Written task » Please print exactly the lines below, from the start of the material up to and including the line with "import seaborn as sns", but none of the pictures.

Source data »
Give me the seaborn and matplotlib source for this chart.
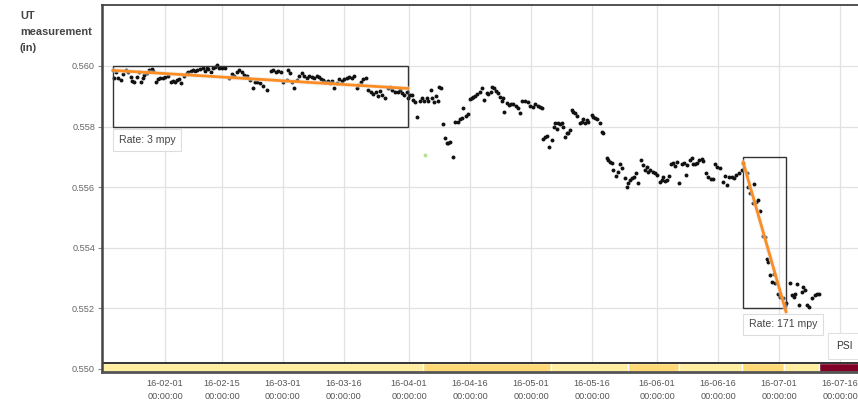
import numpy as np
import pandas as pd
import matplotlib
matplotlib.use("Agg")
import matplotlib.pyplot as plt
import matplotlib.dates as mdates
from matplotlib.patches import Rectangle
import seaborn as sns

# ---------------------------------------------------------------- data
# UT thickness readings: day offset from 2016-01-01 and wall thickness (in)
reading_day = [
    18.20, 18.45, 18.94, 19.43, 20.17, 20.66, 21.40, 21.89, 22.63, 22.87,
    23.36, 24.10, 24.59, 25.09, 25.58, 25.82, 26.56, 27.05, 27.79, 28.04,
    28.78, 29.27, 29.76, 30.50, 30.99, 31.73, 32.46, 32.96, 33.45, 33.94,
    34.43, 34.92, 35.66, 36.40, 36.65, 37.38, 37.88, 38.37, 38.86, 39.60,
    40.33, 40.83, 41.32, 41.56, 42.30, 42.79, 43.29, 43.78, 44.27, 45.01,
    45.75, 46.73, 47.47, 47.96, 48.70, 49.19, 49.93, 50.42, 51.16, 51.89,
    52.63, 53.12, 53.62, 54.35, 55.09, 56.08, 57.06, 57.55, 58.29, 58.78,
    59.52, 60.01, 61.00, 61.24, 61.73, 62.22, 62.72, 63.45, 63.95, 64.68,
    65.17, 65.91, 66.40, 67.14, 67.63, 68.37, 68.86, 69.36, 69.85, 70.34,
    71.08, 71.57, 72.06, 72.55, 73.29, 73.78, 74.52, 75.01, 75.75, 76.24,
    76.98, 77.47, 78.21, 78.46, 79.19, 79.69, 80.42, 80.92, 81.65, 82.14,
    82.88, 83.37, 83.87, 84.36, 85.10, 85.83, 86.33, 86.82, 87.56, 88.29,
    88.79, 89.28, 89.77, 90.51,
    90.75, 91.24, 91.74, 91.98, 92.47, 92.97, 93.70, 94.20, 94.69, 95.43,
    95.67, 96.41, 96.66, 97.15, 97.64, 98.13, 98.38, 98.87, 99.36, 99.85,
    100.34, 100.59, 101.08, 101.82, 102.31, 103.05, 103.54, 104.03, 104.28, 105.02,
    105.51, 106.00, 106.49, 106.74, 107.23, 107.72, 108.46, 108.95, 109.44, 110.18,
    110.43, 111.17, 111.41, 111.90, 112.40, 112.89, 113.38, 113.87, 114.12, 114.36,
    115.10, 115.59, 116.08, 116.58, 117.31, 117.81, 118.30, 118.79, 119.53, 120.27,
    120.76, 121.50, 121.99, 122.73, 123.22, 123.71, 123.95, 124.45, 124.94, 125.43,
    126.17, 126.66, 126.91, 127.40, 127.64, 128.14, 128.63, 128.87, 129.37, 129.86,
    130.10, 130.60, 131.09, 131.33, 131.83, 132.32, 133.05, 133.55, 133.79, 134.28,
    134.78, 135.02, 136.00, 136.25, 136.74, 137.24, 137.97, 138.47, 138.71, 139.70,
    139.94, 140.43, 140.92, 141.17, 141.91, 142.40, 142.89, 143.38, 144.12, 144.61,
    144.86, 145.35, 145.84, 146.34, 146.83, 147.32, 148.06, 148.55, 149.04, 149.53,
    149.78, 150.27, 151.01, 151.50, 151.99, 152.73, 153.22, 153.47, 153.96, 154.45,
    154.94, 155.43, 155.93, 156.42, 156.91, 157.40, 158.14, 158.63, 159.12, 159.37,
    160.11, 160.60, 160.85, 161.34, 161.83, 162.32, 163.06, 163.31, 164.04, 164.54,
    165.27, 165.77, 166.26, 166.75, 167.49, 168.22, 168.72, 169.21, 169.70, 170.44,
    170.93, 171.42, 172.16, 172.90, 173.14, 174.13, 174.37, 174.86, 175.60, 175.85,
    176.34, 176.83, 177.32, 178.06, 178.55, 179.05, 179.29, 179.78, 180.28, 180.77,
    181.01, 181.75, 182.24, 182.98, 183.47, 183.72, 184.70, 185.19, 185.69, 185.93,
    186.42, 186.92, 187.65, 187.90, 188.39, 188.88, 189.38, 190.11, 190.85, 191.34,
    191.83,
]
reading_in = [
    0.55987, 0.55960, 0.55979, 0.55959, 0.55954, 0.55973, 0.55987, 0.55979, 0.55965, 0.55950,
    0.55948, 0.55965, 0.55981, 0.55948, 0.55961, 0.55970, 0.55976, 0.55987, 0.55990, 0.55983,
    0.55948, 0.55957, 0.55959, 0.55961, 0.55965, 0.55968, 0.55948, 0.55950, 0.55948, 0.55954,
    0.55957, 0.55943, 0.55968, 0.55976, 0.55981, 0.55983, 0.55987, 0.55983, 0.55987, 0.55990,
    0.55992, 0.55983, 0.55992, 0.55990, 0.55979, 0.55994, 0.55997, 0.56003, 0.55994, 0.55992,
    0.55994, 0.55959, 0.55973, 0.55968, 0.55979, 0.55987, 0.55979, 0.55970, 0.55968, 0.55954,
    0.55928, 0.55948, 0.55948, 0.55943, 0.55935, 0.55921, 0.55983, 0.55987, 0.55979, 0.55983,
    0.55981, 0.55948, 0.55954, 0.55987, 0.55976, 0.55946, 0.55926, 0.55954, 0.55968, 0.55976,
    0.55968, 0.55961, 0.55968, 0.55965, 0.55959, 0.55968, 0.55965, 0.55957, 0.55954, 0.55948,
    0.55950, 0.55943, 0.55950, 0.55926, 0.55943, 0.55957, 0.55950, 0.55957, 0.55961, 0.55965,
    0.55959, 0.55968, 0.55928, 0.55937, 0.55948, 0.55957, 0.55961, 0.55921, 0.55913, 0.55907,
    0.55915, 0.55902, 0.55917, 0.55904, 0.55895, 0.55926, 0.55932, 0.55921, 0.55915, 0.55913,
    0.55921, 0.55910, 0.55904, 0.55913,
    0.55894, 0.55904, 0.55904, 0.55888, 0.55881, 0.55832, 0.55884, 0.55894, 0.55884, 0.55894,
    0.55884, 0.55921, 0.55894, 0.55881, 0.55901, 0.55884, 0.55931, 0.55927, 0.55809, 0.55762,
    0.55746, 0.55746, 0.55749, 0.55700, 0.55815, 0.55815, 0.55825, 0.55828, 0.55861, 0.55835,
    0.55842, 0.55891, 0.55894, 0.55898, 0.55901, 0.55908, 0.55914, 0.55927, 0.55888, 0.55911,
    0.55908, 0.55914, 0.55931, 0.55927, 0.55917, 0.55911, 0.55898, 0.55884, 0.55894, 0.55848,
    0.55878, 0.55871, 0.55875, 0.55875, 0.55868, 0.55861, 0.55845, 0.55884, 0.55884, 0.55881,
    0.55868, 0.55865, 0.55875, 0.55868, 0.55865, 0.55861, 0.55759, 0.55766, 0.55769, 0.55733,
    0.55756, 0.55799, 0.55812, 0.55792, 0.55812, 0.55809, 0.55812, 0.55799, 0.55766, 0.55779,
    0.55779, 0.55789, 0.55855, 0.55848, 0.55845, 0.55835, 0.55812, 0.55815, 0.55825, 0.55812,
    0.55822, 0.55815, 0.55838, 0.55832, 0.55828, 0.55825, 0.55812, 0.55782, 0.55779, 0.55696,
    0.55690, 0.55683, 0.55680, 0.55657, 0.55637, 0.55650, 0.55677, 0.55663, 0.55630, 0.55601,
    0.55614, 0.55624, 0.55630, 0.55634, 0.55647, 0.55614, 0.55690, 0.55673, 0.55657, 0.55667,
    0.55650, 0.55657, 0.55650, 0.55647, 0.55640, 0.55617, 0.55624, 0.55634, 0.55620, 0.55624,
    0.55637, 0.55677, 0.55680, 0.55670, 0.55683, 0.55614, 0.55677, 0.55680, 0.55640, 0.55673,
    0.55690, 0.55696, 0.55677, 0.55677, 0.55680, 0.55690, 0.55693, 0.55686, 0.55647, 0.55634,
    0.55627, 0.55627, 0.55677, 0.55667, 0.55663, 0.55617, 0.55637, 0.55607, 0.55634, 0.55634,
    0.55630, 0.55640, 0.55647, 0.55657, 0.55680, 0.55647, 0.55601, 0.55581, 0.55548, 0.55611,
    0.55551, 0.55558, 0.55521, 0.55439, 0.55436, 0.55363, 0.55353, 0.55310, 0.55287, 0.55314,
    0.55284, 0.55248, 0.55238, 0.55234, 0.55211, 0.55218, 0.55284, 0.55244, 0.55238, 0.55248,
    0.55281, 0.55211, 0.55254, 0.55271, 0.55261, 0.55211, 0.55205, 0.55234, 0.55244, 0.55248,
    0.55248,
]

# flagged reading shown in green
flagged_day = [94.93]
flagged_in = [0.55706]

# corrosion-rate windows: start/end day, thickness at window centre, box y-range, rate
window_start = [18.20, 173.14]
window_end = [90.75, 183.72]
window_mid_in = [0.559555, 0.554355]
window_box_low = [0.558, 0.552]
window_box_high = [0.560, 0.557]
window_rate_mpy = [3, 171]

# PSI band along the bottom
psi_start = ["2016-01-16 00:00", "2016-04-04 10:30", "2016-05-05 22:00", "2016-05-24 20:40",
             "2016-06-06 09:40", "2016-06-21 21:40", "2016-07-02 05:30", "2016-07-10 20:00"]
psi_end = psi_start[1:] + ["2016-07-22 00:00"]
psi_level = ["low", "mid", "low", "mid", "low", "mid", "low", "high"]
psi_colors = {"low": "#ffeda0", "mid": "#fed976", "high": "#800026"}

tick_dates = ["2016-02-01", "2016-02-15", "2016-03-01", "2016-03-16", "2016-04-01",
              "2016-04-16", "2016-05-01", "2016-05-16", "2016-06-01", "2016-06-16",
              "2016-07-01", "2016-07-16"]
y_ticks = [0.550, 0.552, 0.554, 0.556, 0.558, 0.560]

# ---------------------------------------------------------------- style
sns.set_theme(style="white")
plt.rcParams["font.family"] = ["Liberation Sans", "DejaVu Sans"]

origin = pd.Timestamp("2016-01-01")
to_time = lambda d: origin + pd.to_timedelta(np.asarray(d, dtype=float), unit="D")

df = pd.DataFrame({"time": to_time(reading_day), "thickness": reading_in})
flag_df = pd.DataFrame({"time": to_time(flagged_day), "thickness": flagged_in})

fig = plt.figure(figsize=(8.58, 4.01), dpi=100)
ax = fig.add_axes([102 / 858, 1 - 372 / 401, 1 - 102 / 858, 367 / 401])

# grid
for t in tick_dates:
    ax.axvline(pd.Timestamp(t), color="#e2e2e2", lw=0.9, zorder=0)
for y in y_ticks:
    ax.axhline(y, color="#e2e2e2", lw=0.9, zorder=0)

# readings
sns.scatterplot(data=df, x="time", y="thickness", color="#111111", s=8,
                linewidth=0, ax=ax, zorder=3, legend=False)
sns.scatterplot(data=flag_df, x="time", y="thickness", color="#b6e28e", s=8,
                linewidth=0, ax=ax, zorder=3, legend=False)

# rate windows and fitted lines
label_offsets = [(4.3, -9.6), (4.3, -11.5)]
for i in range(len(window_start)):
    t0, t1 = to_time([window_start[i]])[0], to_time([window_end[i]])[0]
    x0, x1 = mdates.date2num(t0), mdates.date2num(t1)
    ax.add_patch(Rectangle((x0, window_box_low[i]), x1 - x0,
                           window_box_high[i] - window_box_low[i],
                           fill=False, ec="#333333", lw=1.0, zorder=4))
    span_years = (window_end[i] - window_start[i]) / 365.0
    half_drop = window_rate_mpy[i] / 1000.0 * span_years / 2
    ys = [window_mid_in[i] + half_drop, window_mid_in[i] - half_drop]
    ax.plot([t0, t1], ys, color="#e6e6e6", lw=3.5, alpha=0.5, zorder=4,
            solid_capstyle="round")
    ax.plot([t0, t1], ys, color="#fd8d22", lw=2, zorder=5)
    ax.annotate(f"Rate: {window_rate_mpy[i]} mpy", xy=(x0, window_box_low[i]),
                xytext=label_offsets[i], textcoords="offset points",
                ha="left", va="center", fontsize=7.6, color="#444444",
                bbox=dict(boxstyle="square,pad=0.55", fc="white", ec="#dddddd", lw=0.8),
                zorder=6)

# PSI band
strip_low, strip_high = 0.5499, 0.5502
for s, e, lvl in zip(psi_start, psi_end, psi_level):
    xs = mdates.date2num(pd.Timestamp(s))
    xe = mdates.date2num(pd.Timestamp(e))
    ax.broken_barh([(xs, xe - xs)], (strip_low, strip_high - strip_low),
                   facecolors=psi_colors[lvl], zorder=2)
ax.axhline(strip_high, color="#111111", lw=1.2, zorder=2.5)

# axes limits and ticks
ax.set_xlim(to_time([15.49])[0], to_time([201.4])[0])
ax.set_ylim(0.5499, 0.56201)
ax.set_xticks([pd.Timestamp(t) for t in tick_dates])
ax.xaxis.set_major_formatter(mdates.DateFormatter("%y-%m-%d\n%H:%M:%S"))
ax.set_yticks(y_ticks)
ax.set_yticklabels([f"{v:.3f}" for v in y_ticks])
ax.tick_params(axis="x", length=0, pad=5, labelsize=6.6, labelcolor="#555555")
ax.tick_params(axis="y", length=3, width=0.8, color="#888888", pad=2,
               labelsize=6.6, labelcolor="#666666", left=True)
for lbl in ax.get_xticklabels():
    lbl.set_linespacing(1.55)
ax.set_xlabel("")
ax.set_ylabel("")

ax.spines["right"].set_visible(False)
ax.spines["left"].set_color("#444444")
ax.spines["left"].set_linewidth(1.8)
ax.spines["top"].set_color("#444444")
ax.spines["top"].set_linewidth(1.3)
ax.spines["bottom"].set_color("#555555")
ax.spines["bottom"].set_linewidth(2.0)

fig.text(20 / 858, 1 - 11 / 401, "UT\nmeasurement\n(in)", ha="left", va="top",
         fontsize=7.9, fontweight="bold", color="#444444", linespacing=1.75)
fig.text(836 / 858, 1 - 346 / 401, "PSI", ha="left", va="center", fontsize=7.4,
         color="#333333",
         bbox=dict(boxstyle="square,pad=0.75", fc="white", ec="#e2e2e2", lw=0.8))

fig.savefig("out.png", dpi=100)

Exercise solution »
Give me the seaborn and matplotlib source for this chart.
import numpy as np
import pandas as pd
import matplotlib
matplotlib.use("Agg")
import matplotlib.pyplot as plt
import matplotlib.dates as mdates
from matplotlib.patches import Rectangle
import seaborn as sns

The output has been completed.